* **DATA EXCERPT**
———
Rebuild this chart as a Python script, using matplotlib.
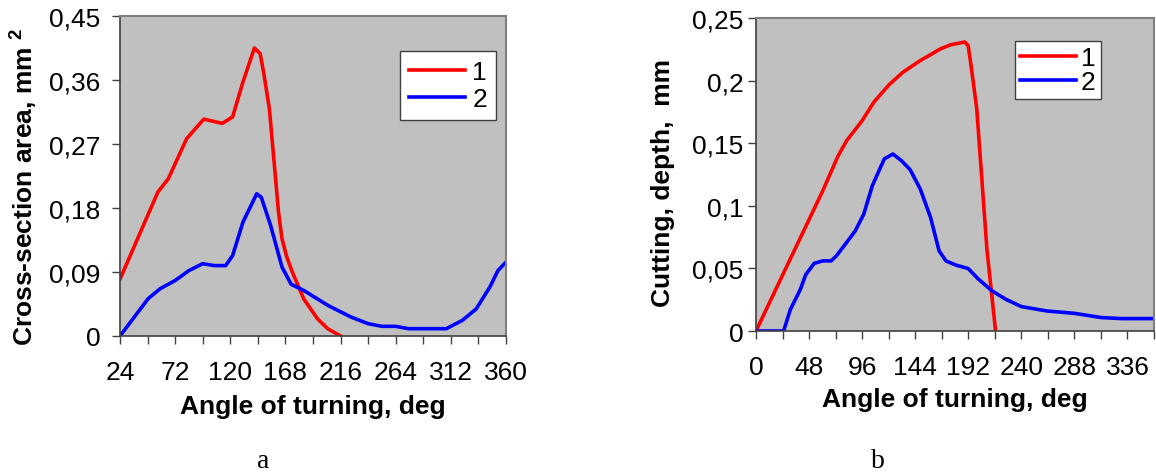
import matplotlib
matplotlib.use('Agg')
import matplotlib.pyplot as plt
import numpy as np

plt.rcParams['font.family'] = ['Liberation Sans', 'DejaVu Sans']
plt.rcParams['mathtext.fontset'] = 'custom'
plt.rcParams['mathtext.bf'] = 'Liberation Sans:bold'
plt.rcParams['mathtext.rm'] = 'Liberation Sans'

# --- panel a: cross-section area ---
a_red_x = [24, 57, 66, 82, 97, 113, 122, 131, 141, 146, 149, 154, 158, 162, 165, 169, 174, 184, 196, 205, 216]
a_red_y = [0.080, 0.2025, 0.221, 0.2775, 0.305, 0.299, 0.308, 0.357, 0.405, 0.397, 0.371, 0.320, 0.2475, 0.174, 0.137, 0.112, 0.090, 0.052, 0.024, 0.010, 0.0]
a_blue_x = [24, 48.5, 59, 72, 84, 96, 106, 116, 122, 131, 143, 147, 155, 165, 173, 184, 205, 225, 240, 252, 264, 275, 290, 308, 322, 334, 346, 353, 360]
a_blue_y = [0.0, 0.0525, 0.0666, 0.078, 0.092, 0.1017, 0.099, 0.099, 0.113, 0.160, 0.200, 0.195, 0.156, 0.097, 0.0727, 0.064, 0.043, 0.0267, 0.0173, 0.0136, 0.0136, 0.0103, 0.0103, 0.0103, 0.022, 0.038, 0.069, 0.092, 0.104]
a_xticks = list(range(24, 361, 24))
a_yticks = [0, 0.09, 0.18, 0.27, 0.36, 0.45]
a_ylabels = ['0', '0,09', '0,18', '0,27', '0,36', '0,45']

# --- panel b: cutting depth ---
b_red_x = [0, 24.8, 48, 60.4, 74.3, 82, 96, 106.8, 120.7, 133.1, 148.6, 167.2, 176.4, 188.8, 191.9, 195, 199.7, 201.2, 208.9, 216.7]
b_red_y = [0.0, 0.046, 0.089, 0.112, 0.140, 0.152, 0.168, 0.183, 0.197, 0.2068, 0.216, 0.2255, 0.2287, 0.2308, 0.228, 0.209, 0.1775, 0.159, 0.065, 0.0]
b_blue_x = [0, 20, 25, 31, 40, 45, 52.6, 60.4, 68, 72.7, 80.5, 89.8, 97.5, 105.2, 116, 123.8, 131.6, 139.3, 148.6, 157.9, 165.6, 171.8, 181, 191.9, 201.2, 213.6, 226, 240, 263, 288, 312.6, 331, 360]
b_blue_y = [0.0, 0.0, 0.0, 0.017, 0.033, 0.045, 0.054, 0.056, 0.056, 0.060, 0.069, 0.080, 0.0934, 0.116, 0.1374, 0.1414, 0.136, 0.129, 0.1134, 0.0907, 0.064, 0.056, 0.0526, 0.0499, 0.0414, 0.032, 0.0253, 0.0195, 0.016, 0.0141, 0.0107, 0.0099, 0.0099]
b_xticks = list(range(0, 361, 24))
b_yticks = [0, 0.05, 0.1, 0.15, 0.2, 0.25]
b_ylabels = ['0', '0,05', '0,1', '0,15', '0,2', '0,25']

series_names = ['1', '2']

W, H = 1156, 477
FS = 19
fig = plt.figure(figsize=(W / 100, H / 100), dpi=100)


def make_axes(box):
    l, t, r, b = box
    return fig.add_axes([l / W, 1 - b / H, (r - l) / W, (b - t) / H])


def style(ax, xticks, yticks, ylabels, ypad):
    ax.set_facecolor('#c0c0c0')
    for s in ['top', 'right']:
        ax.spines[s].set_color('#7f7f7f')
        ax.spines[s].set_linewidth(1.5)
    for s in ['left', 'bottom']:
        ax.spines[s].set_color('#404040')
        ax.spines[s].set_linewidth(1.2)
    ax.set_xticks(xticks)
    ax.set_xticklabels([str(v) if i % 2 == 0 else '' for i, v in enumerate(xticks)])
    ax.set_yticks(yticks)
    ax.set_yticklabels(ylabels)
    ax.tick_params(direction='out', length=6, width=1, color='#404040',
                   labelsize=FS)
    ax.tick_params(axis='x', pad=11)
    ax.tick_params(axis='y', pad=ypad)


ax1 = make_axes((120, 17, 506, 337))
ax1.plot(a_red_x, a_red_y, color='#ff0000', lw=2.6, label=series_names[0])
ax1.plot(a_blue_x, a_blue_y, color='#0000ff', lw=2.6, label=series_names[1])
ax1.set_xlim(24, 360)
ax1.set_ylim(0, 0.45)
style(ax1, a_xticks, a_yticks, a_ylabels, 8)
ax1.set_xlabel('Angle of turning, deg', fontsize=FS, fontweight='bold')
ax1.set_ylabel(r'Cross-section area, mm $^{\mathbf{2}}$', fontsize=FS, fontweight='bold')
ax1.xaxis.set_label_coords(0.5, -0.18)
ax1.yaxis.set_label_coords(-0.21, 0.47)
leg1 = ax1.legend(loc='upper left', bbox_to_anchor=(0.725, 0.89), fontsize=FS,
                  frameon=True, fancybox=False, framealpha=1, edgecolor='#404040',
                  handlelength=2.1, handletextpad=0.3, labelspacing=0.1,
                  borderpad=0.35, borderaxespad=0)
leg1.get_frame().set_linewidth(1)

ax2 = make_axes((756, 19, 1154, 332))
ax2.plot(b_red_x, b_red_y, color='#ff0000', lw=2.6, label=series_names[0])
ax2.plot(b_blue_x, b_blue_y, color='#0000ff', lw=2.6, label=series_names[1])
ax2.set_xlim(0, 360)
ax2.set_ylim(0, 0.25)
style(ax2, b_xticks, b_yticks, b_ylabels, 3)
ax2.set_xlabel('Angle of turning, deg', fontsize=FS, fontweight='bold')
ax2.set_ylabel('Cutting, depth,  mm', fontsize=FS, fontweight='bold')
ax2.xaxis.set_label_coords(0.5, -0.18)
ax2.yaxis.set_label_coords(-0.2035, 0.476)
leg2 = ax2.legend(loc='upper left', bbox_to_anchor=(0.651, 0.927), fontsize=FS,
                  frameon=True, fancybox=False, framealpha=1, edgecolor='#404040',
                  handlelength=2.1, handletextpad=0.2, labelspacing=0.0,
                  borderpad=0.2, borderaxespad=0)
leg2.get_frame().set_linewidth(1)

fig.text(263 / W, 1 - 462 / H, 'a', family=['Liberation Serif', 'DejaVu Serif'],
         fontsize=20, ha='center', va='center')
fig.text(878 / W, 1 - 462 / H, 'b', family=['Liberation Serif', 'DejaVu Serif'],
         fontsize=20, ha='center', va='center')

fig.savefig('out.png', dpi=100)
———
* **INSTRUCTION**
From the first line above through the line containing "plt.rcParams['mathtext.rm'] = 'Liberation", copy everything exactly, without the pictures.

* **SOLVED EXERCISE**
Rebuild this chart as a Python script, using matplotlib.
import matplotlib
matplotlib.use('Agg')
import matplotlib.pyplot as plt
import numpy as np

plt.rcParams['font.family'] = ['Liberation Sans', 'DejaVu Sans']
plt.rcParams['mathtext.fontset'] = 'custom'
plt.rcParams['mathtext.bf'] = 'Liberation Sans:bold'
plt.rcParams['mathtext.rm'] = 'Liberation Sans'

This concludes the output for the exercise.